Suppose the Big Bang was not actually big at all, but rather it was small. The very first life forms that arose from this “small bang” were strings. When they were born, they were quite big relative to the size of the universe. Then as time went on, relative to us, who grow bigger in proportion to the world around us, strings have slowly become the smallest things that exist.
At the time of the “small bang” the strings were so large in proportion to the universe that people now think they have left imprints, like fossils of the universe, but even harder to see than the fossils in the seabed. Their imprints would lie in between stars and in places in the galaxy we have not even discovered yet.
On Earth, in a place called CERN, scientists try to find ever smaller things, building super machines to conduct their experiments. Not so long ago, scientists at CERN thought that they had observed a particle travelling faster than light. Since the time of Albert Einstein’s Special Relativity, it is believed that nothing can travel faster than light. The only explanation for this that people could imagine would be that the particle had escaped through a higher dimension and taken a shortcut from A to B. In fact, the explanation turned out to be that there had been a mistake in the experiment. Special Relativity is a precursor to Einstein’s General Theory of Relativity, which is a theory of gravitation. The latter tells us how large objects – people and aeroplanes, for example – are affected by gravity; that is why we can’t float around and why spacecraft can orbit the earth.
Theories evolve and there is a more recent theory for tiny particles that incorporates Special Relativity; it is called “Quantum Field Theory”. An even more recent theory that lots of scientists are working on now is called “String Theory”. Since strings are thought to be the smallest pieces that form all other matter, if anyone can understand how strings work, then we will all understand the world better.
We are used to thinking about the world we live in as made of three spatial dimensions plus time. In string theory there are ten dimensions: nine spatial plus time. We cannot experience these spatial dimensions in the way we know our own three dimensions because they are too small.
To begin to grasp the idea of nine spatial dimensions, imagine three levels of space. The outer level is our three-dimensional space, then curled up inside our big three dimensions are three smaller dimensions. At every point in our three-dimensional space, we pass through them, but we do not know it … and, curled up again inside those, are three smaller dimensions still … the inner space of the strings … the last of the Russian dolls.
The idea of spaces nested inside other spaces is not so unfamiliar to us; just imagine the pregnant woman with the embryo curled up inside, and, inside the embryo again, eggs for a future generation.
There are half a billion possible geometries that we know about for the inner space of the six additional dimensions. One way to get a sense of the shape of the inner space is to zoom out until the three smallest dimensions become invisibly small, until we are left with a 3D space that looks exactly like the outer 3D skin of a 4D polytope (a 4D polytope has an outer 3D skin, just as a 3D polytope has an outer 2D skin). In this house, you see the unfolded 3D skin in sculptural form and the projected 3D skin in my drawings. These 3D skins represent the spaces that the strings could inhabit. If we zoom back into these 3D skins the sharp edges and corners get smoothed out and the additional three smaller dimensions come back into sight. The resulting six-dimensional space is the inner space.

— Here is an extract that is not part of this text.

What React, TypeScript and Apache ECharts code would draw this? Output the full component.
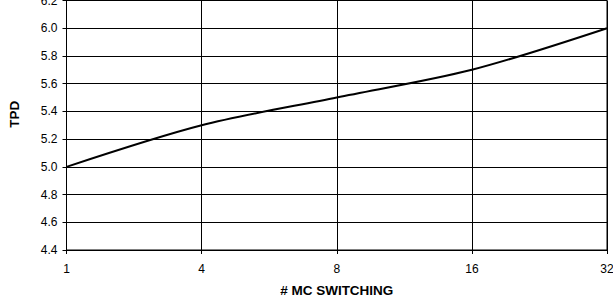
import React, { useEffect, useRef } from "react";
import * as echarts from "echarts";

const categories = ["1", "4", "8", "16", "32"];
const tpdValues = [5.0, 5.3, 5.5, 5.7, 6.0];
const yMin = 4.4;
const yMax = 6.2;
const yStep = 0.2;

export default function App() {
  const ref = useRef<HTMLDivElement>(null);
  useEffect(() => {
    document.body.style.margin = "0";
    const chart = echarts.init(ref.current!, null, { renderer: "svg" });
    const font = "'Liberation Sans', Arial, sans-serif";
    chart.setOption({
      animation: false,
      backgroundColor: "#ffffff",
      textStyle: { fontFamily: font },
      grid: {
        left: 66.5,
        right: 6,
        top: 0.5,
        bottom: 57,
        containLabel: false,
        outerBoundsMode: "none",
        show: true,
        borderColor: "#000",
        borderWidth: 1,
      },
      xAxis: {
        type: "category",
        data: categories,
        boundaryGap: false,
        name: "# MC SWITCHING",
        nameLocation: "middle",
        nameGap: 33,
        nameTextStyle: { fontFamily: font, fontSize: 13.5, fontWeight: "bold", color: "#000" },
        axisLine: { lineStyle: { color: "#000", width: 1 } },
        axisTick: { show: true, length: 4, lineStyle: { color: "#000" }, alignWithLabel: true },
        axisLabel: { fontFamily: font, fontSize: 12, color: "#000", margin: 13 },
        splitLine: { show: true, lineStyle: { color: "#000", width: 1 } },
      },
      yAxis: {
        type: "value",
        min: yMin,
        max: yMax,
        interval: yStep,
        name: "TPD",
        nameLocation: "middle",
        nameGap: 45,
        nameTextStyle: { fontFamily: font, fontSize: 13.5, fontWeight: "bold", color: "#000", padding: [0, 0, 0, 22] },
        axisLine: { show: true, lineStyle: { color: "#000", width: 1 } },
        axisTick: { show: true, length: 4, lineStyle: { color: "#000" } },
        axisLabel: { fontFamily: font, fontSize: 12, color: "#000", margin: 9, formatter: (v: number) => v.toFixed(1) },
        splitLine: { show: true, lineStyle: { color: "#000", width: 1 } },
      },
      series: [
        {
          type: "line",
          data: tpdValues,
          smooth: 0.3,
          showSymbol: false,
          lineStyle: { color: "#000", width: 2 },
        },
      ],
    });
    return () => chart.dispose();
  }, []);
  return <div ref={ref} style={{ width: 613, height: 307 }} />;
}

Four-dimensional polytopes are fascinating in them- selves. Although we cannot directly experience them, we can intuitively imagine them folding and unfolding, and we can draw projections of them in two and three dimensions. Because we can unfold a four-dimensional form to create a three-dimensional form, we can say that the fourth spatial dimension precedes the third spatial dimension. The skin facets of an unfolded four-dimensional form may appear to be separate from each other in three dimensions, but in the fourth spatial dimension they would be folded up, in full connection with one another.
I often feel a bit like one of these four-dimensional polytopes, unfolded in my daily life, living out many different roles … mothering twins, doing art, writing emails, managing the struggle against the disorder of home, self, family. But I carry a sense that it is the same “me” behind all these activities … and sometimes I just wish to be folded up.
Every now and then I imagine that all these facets of the polytope represent different people, and all living beings, in our little worlds – messy entangled processes that we are – still living an illusion of separateness from each other. Even so, we are aware that, on a deeper level, we are connected. Through meditation on four-dimensional forms, we can contemplate the multi-dimensional nature of reality and our limited experience of its fullness. We can imagine ourselves folding and unfolding and know that whatever our fleeting experience of wholeness may be, it is tapping into something real. Perhaps the mathematical object is more “alive” than we give it credit for.